The Cost of the Black Pass is Ours to Bear

It is our eager willingness to hand out ‘passes’ to others that has led us here. Yohe’s implication that Jesus was somehow absent because of an Obama presidency is deeply harmful. We cannot overlook the white evangelical Christian’s core tenet of faith that Blackness is inferior to whiteness (You can read more about that here: White evangelicalism is white nationalism). Let’s put aside faith for a moment and pick up logic. Yohe exclaimed that Jesus was “on [His] way back to the White House” and that opposition must mean Trump is “doing something right.” First, everything has opposition. You cannot base the “rightness” of your position by the level of opposition against it. There are millions who oppose restrictions against same-gender marriages and still millions who support it. Numbers, in this case, do not measure the validity of an ideal.

Further, folks got knee-deep in their feelings when I posited that White Supremacy is bigger than the concept of God. From Yohe’s chosen optics to her phrasing, it only supports my prior thoughts on the matter. Her message was posted with an image of a Eurocentric Jesus with baggage. First of all, I can’t even begin to delve into the problematic nature of #WhiteJesus and Jesus being pictured with baggage. That’s wild in and of itself.

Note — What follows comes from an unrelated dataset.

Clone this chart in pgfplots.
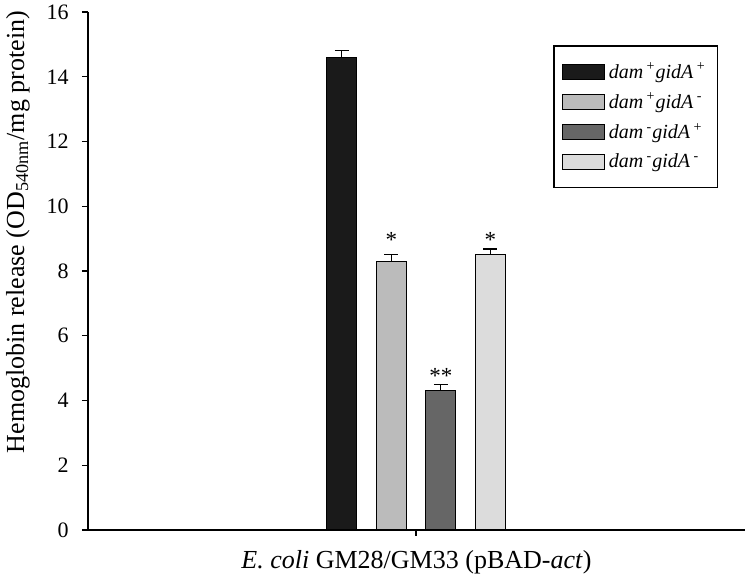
\documentclass[border=0pt]{standalone}
\usepackage{pgfplots}
\pgfplotsset{compat=1.18}
\usepackage{fontspec}
\setmainfont{Liberation Serif}

\definecolor{barA}{HTML}{1A1A1A}
\definecolor{barB}{HTML}{BBBBBB}
\definecolor{barC}{HTML}{666666}
\definecolor{barD}{HTML}{DCDCDC}

\pgfplotsset{
  mybar/.style={
    ybar, bar width=15pt, bar shift=0pt,
    draw=black, line width=0.5pt,
    legend image code/.code={\draw[##1, draw=black, line width=0.5pt] (0pt,-3.75pt) rectangle (21pt,3.75pt);},
    error bars/y dir=plus, error bars/y explicit,
    error bars/error mark=|,
    error bars/error bar style={black, line width=0.6pt},
    error bars/error mark options={black, line width=0.6pt, mark size=3.5pt},
  },
}

\begin{document}
\begin{tikzpicture}
\begin{axis}[
  scale only axis,
  width=328.5pt, height=259pt,
  xmin=-328, xmax=329, ymin=0, ymax=16,
  axis x line*=bottom, axis y line*=left,
  axis line style={line width=0.75pt},
  tick align=outside,
  major tick length=3pt,
  tick style={line width=0.6pt, black},
  xtick={0}, xticklabels={},
  ytick={0,2,...,16},
  /pgf/number format/assume math mode=true,
  tick label style={font=\fontsize{11}{13}\selectfont},
  yticklabel style={anchor=east, inner sep=0pt, xshift=-6.5pt},
  label style={font=\fontsize{13}{15}\selectfont},
  xlabel={\textit{E. coli} GM28/GM33 (pBAD-\textit{act})},
  xlabel style={at={(axis description cs:0.5,-0.0618)}, anchor=center},
  ylabel={Hemoglobin release (OD\textsubscript{540nm}/mg protein)},
  ylabel style={at={(axis description cs:-0.1066,0.575)}, anchor=center},
  clip=false,
  legend cell align=left,
  legend style={
    at={(axis description cs:0.708,0.936)}, anchor=north west,
    draw=black, line width=0.75pt,
    font=\fontsize{10}{12}\selectfont,
    inner xsep=4pt, inner ysep=6.5pt, row sep=2pt,
  },
]
\addplot[mybar, fill=barA] coordinates {(-74.25,14.6) +- (0,0.22)};
\addplot[mybar, fill=barB] coordinates {(-24.75,8.3) +- (0,0.2)};
\addplot[mybar, fill=barC] coordinates {(24.75,4.3) +- (0,0.2)};
\addplot[mybar, fill=barD] coordinates {(74.25,8.5) +- (0,0.18)};
\legend{
  \textit{dam}\,\textsuperscript{+}\textit{gidA}\,\textsuperscript{+},
  \textit{dam}\,\textsuperscript{+}\textit{gidA}\,\textsuperscript{-},
  \textit{dam}\,\textsuperscript{-}\textit{gidA}\,\textsuperscript{+},
  \textit{dam}\,\textsuperscript{-}\textit{gidA}\,\textsuperscript{-}}
\node[anchor=base, font=\fontsize{11.5}{13}\selectfont, inner sep=0pt] at (axis cs:-24.75,8.73) {*};
\node[anchor=base, font=\fontsize{11.5}{13}\selectfont, inner sep=0pt] at (axis cs:24.75,4.51) {**};
\node[anchor=base, font=\fontsize{11.5}{13}\selectfont, inner sep=0pt] at (axis cs:74.25,8.73) {*};
\end{axis}
\pgfresetboundingbox
\path[use as bounding box] ([xshift=-44pt,yshift=-26pt]current axis.south west) rectangle ([xshift=331pt,yshift=265pt]current axis.south west);
\end{tikzpicture}
\end{document}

What’s important to recognize is the portrayal of Jesus as a temporal, lukewarm messiah. If Yohe’s intended message is that Jesus was absent from the White House because it was troubled, what kind of savior only appears in times of joy and absconds the throne in times of trouble? It speaks volumes that for white evangelical Christians, God is only veritably present when accompanied by the oppression and sacrifice of others.

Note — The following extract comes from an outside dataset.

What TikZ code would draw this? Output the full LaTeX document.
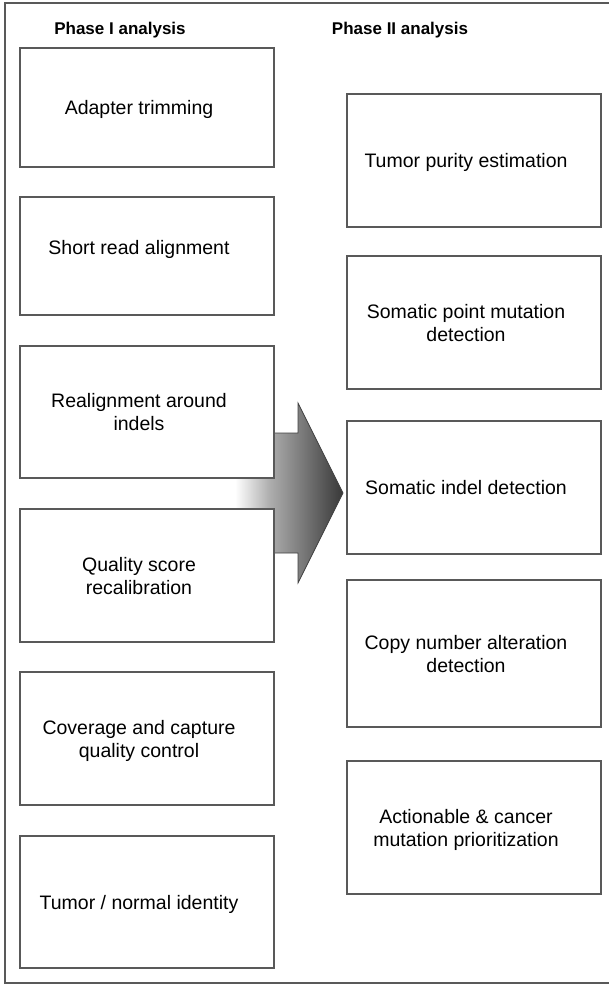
\documentclass[tikz,border=0pt]{standalone}
\usepackage{fontspec}
\setmainfont{Liberation Sans}

\pgfdeclarehorizontalshading{phasearrow}{100bp}{color(0bp)=(white); color(25bp)=(white); color(41bp)=(black!32); color(53bp)=(black!48); color(75bp)=(black!78); color(100bp)=(black!78)}

% box text sits a little left of and below the box centre
\newcommand{\boxlines}[2][2.5pt]{\raisebox{0pt}[\dimexpr\height+#1\relax][\dimexpr\depth-#1\relax]{\begin{tabular}{@{}c@{}}#2\end{tabular}}\hspace*{16pt}}

\begin{document}
\begin{tikzpicture}[x=1pt,y=-1pt,
    stepbox/.style={draw=black!65,line width=1.3pt,fill=white,minimum width=254pt,inner sep=0pt,font=\fontsize{19.5}{23}\selectfont},
    phasetitle/.style={font=\fontsize{17}{20}\selectfont\bfseries}]
    \useasboundingbox (0,0) rectangle (609,985);

    % Frame
    \draw[black!65,line width=1.5pt] (615,3) -- (5,3) -- (5,983) -- (615,983);

    % Big arrow, behind the boxes
    \shade[shading=phasearrow] (235,433) -- (298,433) -- (298,403) -- (343,493) -- (298,583) -- (298,553) -- (235,553) -- cycle;
    \draw[black!75,line width=0.7pt] (273,433) -- (298,433) -- (298,403) -- (343,493) -- (298,583) -- (298,553) -- (273,553);

    % Titles
    \node[phasetitle] (phaseone) at (120,30) {Phase I analysis};
    \node[phasetitle] (phasetwo) at (400,30) {Phase II analysis};

    % Phase I
    \node[stepbox,minimum height=119pt] (trim) at (147,107.5) {\boxlines{Adapter trimming}};
    \node[stepbox,minimum height=118pt] (align) at (147,256) {\boxlines[-6.5pt]{Short read alignment}};
    \node[stepbox,minimum height=132pt] (realign) at (147,412) {\boxlines{Realignment around\\indels}};
    \node[stepbox,minimum height=133pt] (recal) at (147,575.5) {\boxlines{Quality score\\recalibration}};
    \node[stepbox,minimum height=133pt] (coverage) at (147,738.5) {\boxlines{Coverage and capture\\quality control}};
    \node[stepbox,minimum height=132pt] (identity) at (147,902) {\boxlines{Tumor / normal identity}};

    % Phase II
    \node[stepbox,minimum height=133pt] (purity) at (474,160.5) {\boxlines{Tumor purity estimation}};
    \node[stepbox,minimum height=133pt] (point) at (474,322.5) {\boxlines{Somatic point mutation\\detection}};
    \node[stepbox,minimum height=133pt] (indel) at (474,487.5) {\boxlines{Somatic indel detection}};
    \node[stepbox,minimum height=147pt] (cna) at (474,653.5) {\boxlines{Copy number alteration\\detection}};
    \node[stepbox,minimum height=133pt] (prio) at (474,827.5) {\boxlines{Actionable \& cancer\\mutation prioritization}};
\end{tikzpicture}
\end{document}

Our Sacrifice & Unwarranted Forgiveness

We’ve internalized this idea that we are a sacrificial lamb for the greater good. That somehow our willingness to suffer at the hands of institutionalized intersectional oppression is like unto the suffering of our Christ on the cross. We’re striving for our atonement and veneration as “good Christians” by way of asceticism and self-flagellation of sorts. Worse yet is that we’re giving passes to people to enter our pulpits not to pull us out of suffering, but to be participants in our oppression through their political and social actions.

See Also

As expected after numerous engagement cancellations and a dragging across the interwebs, Yohe offered up a (non-) apology to appease the situation. If you’re playing call out bingo, we hit these high notes:

“I’m sorry if you feel that I hurt you”

Focus on personal victimization rather than contrition for those who were harmed

“I’m not a racist, I have black ______”

Your perception of my message was not the intention of my message

Yohe spent 4 disjointed paragraphs never really accepting her fault. She didn’t seek to understand what and how she was wrong. Instead, she chose to reiterate that it was the perception, not content of her message, that was wrong. And of course she pulled the “I can’t possibly be racist card” given her association with Blackness by way of her ministry and a claim of 42 kids in an African orphanage. Make of that what you will.

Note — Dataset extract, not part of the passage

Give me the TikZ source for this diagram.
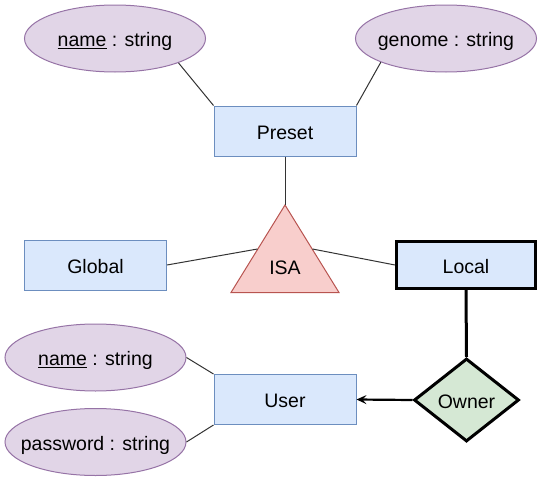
\documentclass[tikz,border=0pt]{standalone}
\usepackage{fontspec}
\setmainfont{Liberation Sans}
\usetikzlibrary{shapes.geometric,arrows.meta}
\definecolor{bfill}{HTML}{DAE8FC}
\definecolor{bline}{HTML}{6C8EBF}
\definecolor{pfill}{HTML}{E1D5E7}
\definecolor{pline}{HTML}{9673A6}
\definecolor{rfill}{HTML}{F8CECC}
\definecolor{rline}{HTML}{B85450}
\definecolor{gfill}{HTML}{D5E8D4}
\definecolor{lcol}{HTML}{333333}
\begin{document}
\begin{tikzpicture}[x=1pt,y=-1pt,
  every node/.style={font=\fontsize{19.5}{23}\selectfont, inner sep=0pt, text height=16.5pt, text depth=0pt},
  entity/.style={rectangle, draw=bline, fill=bfill, line width=1pt, minimum width=142pt, minimum height=50pt},
  thickentity/.style={rectangle, draw=black, fill=bfill, line width=3pt, minimum width=139pt, minimum height=47pt},
  attr/.style={ellipse, draw=pline, fill=pfill, line width=1pt, minimum width=181pt, minimum height=67pt},
  rel/.style={diamond, draw=black, fill=gfill, line width=3pt, aspect=1.25, minimum width=105pt, minimum height=83pt},
  conn/.style={draw=lcol, line width=1pt},
  thickconn/.style={draw=black, line width=3pt}
]
\useasboundingbox (0,0) rectangle (544,482);

\node[attr] (ename) at (115,38.5) {\makebox[0pt]{\underline{name} : string}};
\node[attr] (egenome) at (446,38.5) {\makebox[0pt]{genome : string}};
\node[entity] (preset) at (285,131) {Preset};
\node[entity] (global) at (95.5,265) {Global};
\node[thickentity] (local) at (466,265) {Local};
\node[attr] (uname) at (95.5,357.5) {\makebox[0pt]{\underline{name} : string}};
\node[attr] (upass) at (95.5,442) {\makebox[0pt]{password : string}};
\node[entity] (user) at (285,399.5) {User};
\node[rel] (owner) at (466.5,400) {\makebox[0pt]{Owner}};

\draw[fill=rfill, draw=rline, line width=1pt] (285,205) coordinate (isatop) -- (231,292.5) -- (339,292.5) -- cycle;
\node (isa) at (285,266) {ISA};
\coordinate (isaL) at (257.5,249);
\coordinate (isaR) at (312.5,249);

\draw[conn] (ename.-21) -- (preset.north west);
\draw[conn] (egenome.200) -- (preset.north east);
\draw[conn] (preset.south) -- (isatop);
\draw[conn] (global.east) -- (isaL);
\draw[conn] (local.west) -- (isaR);
\draw[conn] (uname.east) -- (user.north west);
\draw[conn] (upass.east) -- (user.south west);
\draw[thickconn] (local.south) -- (owner.north);
\draw[draw=black, line width=2.2pt, -{Stealth[length=10pt,width=9pt,inset=4pt]}] (owner.west) -- (user.east);
\end{tikzpicture}
\end{document}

Still it should be noted that when called out, Yohe responded by blocking people even when they peacefully expressed their hurt and disappointment. [Side note: Which seems to be popular among public Christian figures. Heather Lindsey blocked me and several others without even attempting to engage in an open dialogue once called out.] She privatized and/or deleted various social media accounts.

And wouldn’t you know it? In the comments section of her apology was the all too familiar swift forgiveness of Black Christians. Not that I should be all that surprised. Especially since Travis Greene justified his minstrelsy as bending the ear of the King while Chrisette Michele offered to build bridges none of us asked for. God help us all.

You can read more about Paula White’s controversial life and ministry here: Holy High Roller

*Editor’s Note: From the comments: “Vicki Yohe has not been a part of Ardyss FOR YEARS! She is selling the HCG diet now.”